When it comes to US Middle East policy, President Trump certainly is effecting genuine change, says Jonathan Tobin at National Review. By refusing to endorse a two-state solution, he has “seemingly discarded the idea that has been the bedrock principle of US Middle East diplomacy for the past generation.” In doing so, Trump “upset people on both sides.” But he was actually endorsing an “important” diplomatic principle: “The US cannot impose peace on terms that aren’t accepted by the parties, and we shouldn’t behave in a manner that encourages Palestinians’ ongoing refusal to make peace.” For while “it’s clear an overwhelming majority of Israelis want a two-state solution, they understand that the Palestinians have yet to come to terms with Israel’s legitimacy.”

Policy wonk: The Truth About Deportations

Immigration advocates and left-wing politicians responded with despair, anger and outrage to last week’s Immigration and Customs Enforcement arrests of several hundred criminal illegal aliens. But Seth Barron at City Journal notes that “deporting aliens who have committed serious crimes is understood in most nations to be a necessary duty of the state.” Indeed, “nobody thinks twice about deporting criminals in these countries, and immigration enforcement is an uncontroversial aspect of national life.” Fact is, “Canada — often cited by progressives as a model of civilized multiculturalism — deports aliens at almost twice the rate” the US does. And Australia, with “one of the highest rates of deportation in the world,” has a “firm policy” of “intercepting illegal boat migrants and processing them offshore” to prevent them from acquiring refugee status.

Hollywood writer: Why Fact-Checkers Ignore ‘SNL’ Skits

The fact-checkers who are furiously dissecting every word from President Trump and his aides can’t be bothered to do the same to “Saturday Night Live’s” weekly anti-Trump sketches. But blogger Christian Toto recalls that they raked the show over the coals on the rare occasions when it mocked Barack Obama. Back then, “CNN devoted a lengthy segment to [one] sketch, declaring where it was true and how, according to its panel, the jokes missed the mark.” In 2014, The Washington Post did the same with another skit blasting Obama’s executive order on immigration, even defending the fact-check against “serious mockery from conservative news outlets.” But now, “reporters are treating every sketch, particular ones featuring Alec Baldwin as Trump, like an executive order,” just as they “sat on their hands” for Jon Stewart and Stephen Colbert’s GOP-bashing.

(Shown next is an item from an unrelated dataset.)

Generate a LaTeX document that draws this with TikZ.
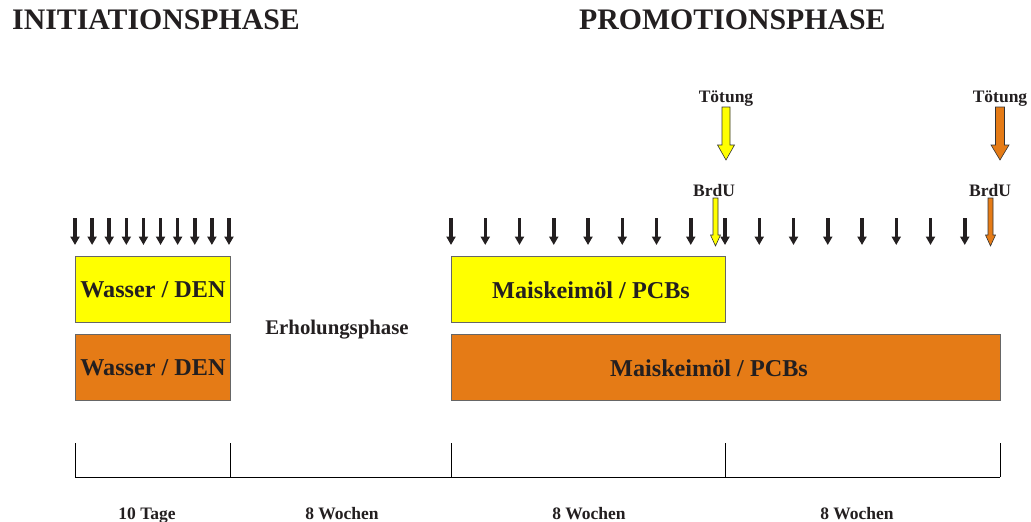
\documentclass[tikz,border=0pt]{standalone}
\usepackage{fontspec}
\setmainfont{Liberation Serif}
\usetikzlibrary{arrows.meta}
\definecolor{yel}{RGB}{255,255,0}
\definecolor{org}{RGB}{229,123,22}
\definecolor{arr}{RGB}{35,31,32}
\newcommand\fatarr[7]{% x, ytop, ytip, shaftw, headw, headlen, color
  \draw[fill=#7, draw=black!80, line width=0.6pt]
    ({#1-#4/2},#2) -- ({#1+#4/2},#2) -- ({#1+#4/2},{#3-#6}) -- ({#1+#5/2},{#3-#6})
    -- (#1,#3) -- ({#1-#5/2},{#3-#6}) -- ({#1-#4/2},{#3-#6}) -- cycle;}
\begin{document}
\begin{tikzpicture}[x=1pt,y=-1pt, text=arr,
  box/.style={draw=black!60, line width=0.8pt, anchor=north west, inner sep=0pt},
  boxtext/.style={font=\bfseries\fontsize{24.2}{27}\selectfont, inner sep=0pt},
  title/.style={font=\bfseries\fontsize{29.8}{34}\selectfont, inner sep=0pt},
  small/.style={font=\bfseries\fontsize{17.5}{20}\selectfont, inner sep=0pt, anchor=base},
  blk/.style={draw=arr, line width=3.5pt, -{Triangle[length=8.5pt,width=9pt]}},
  tl/.style={line width=0.8pt}]
\useasboundingbox (0,0) rectangle (1031,522);
% titles
\node[title, anchor=west] (t1) at (12,20) {INITIATIONSPHASE};
\node[title, anchor=west] (t2) at (579,20) {PROMOTIONSPHASE};
% boxes
\node[box, fill=yel, minimum width=155pt, minimum height=66pt] (w1) at (75,256) {};
\node[box, fill=org, minimum width=155pt, minimum height=66pt] (w2) at (75,334) {};
\node[box, fill=yel, minimum width=274pt, minimum height=66pt] (m1) at (451,256) {};
\node[box, fill=org, minimum width=549pt, minimum height=66pt] (m2) at (451,334) {};
\node[boxtext] (w1t) at (w1.center) {Wasser / DEN};
\node[boxtext] (w2t) at (w2.center) {Wasser / DEN};
\node[boxtext] (m1t) at (591,290) {Maiskeimöl / PCBs};
\node[boxtext] (m2t) at (709,368) {Maiskeimöl / PCBs};
\node[font=\bfseries\fontsize{20.8}{23}\selectfont, inner sep=0pt, anchor=base] (erh) at (337,334) {Erholungsphase};
% black arrows
\foreach \i in {0,...,9} \draw[blk] ({75+\i*17.11},218) -- ({75+\i*17.11},245);
\foreach \i in {0,...,15} \draw[blk] ({451+\i*34.25},218) -- ({451+\i*34.25},245);
% BrdU arrows
\fatarr{715.5}{198}{246}{5}{10}{11}{yel}
\fatarr{990.5}{198}{246}{5}{10}{11}{org}
\node[small] (b1) at (714,196) {BrdU};
\node[small] (b2) at (990,196) {BrdU};
% Toetung arrows
\fatarr{726}{107}{160}{8}{17}{15}{yel}
\fatarr{1000}{107}{160}{9}{18}{15}{org}
\node[small] (k1) at (726,102) {Tötung};
\node[small] (k2) at (1000,102) {Tötung};
% timeline
\coordinate (a0) at (75,477);
\coordinate (a4) at (1000,477);
\draw[tl] (a0) -- (a4);
\foreach \x in {75,230,451,725,1000} \draw[tl] (\x,443) -- (\x,477);
\node[small] (d1) at (147,519) {10 Tage};
\node[small] (d2) at (342,519) {8 Wochen};
\node[small] (d3) at (589,519) {8 Wochen};
\node[small] (d4) at (857,519) {8 Wochen};
\end{tikzpicture}
\end{document}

Mathematician: Alternative Facts? Try Using Google

Big data “was supposed to usher in a more precise and rational world,” says Cathy O’Neil at Bloomberg. But while data “may not lie,” they “can be interpreted in ways that have the same effect.” The bigger problem is “we’re losing trust in numbers, especially statistics” — for which at least some of the blame belongs to algorithms. Why? “They tailor our online environments not to the truth, but to the specific information we search for or click on.” When you type the phrase “Was the Hol” into Google, it autocompletes to “Was the Holocaust real?” And four of the top six search results are Holocaust-denial sites. Moreover, “such steering happens even when we’re not actively searching.”

From the right: The Left Is Collapsing Everywhere

All over Europe, notes Dan Hannan at the Washington Examiner, “traditional parties of the Center-Left have been losing badly.” Britain’s Labor Party has had eight leaders in the past 40 years and “seven of them failed to win a single general election.” What’s the cause? Those parties backed the merger of European currencies, and when “the euro brought poverty to the south and tax increases to the north, voters turned against the politicians whose fingerprints were on the murder weapon.” Moreover, they’re “closely tied to labor unions,” and “membership of those unions, especially those representing private-sector workers, is falling in every industrialized country.” Which is what’s also happening in America.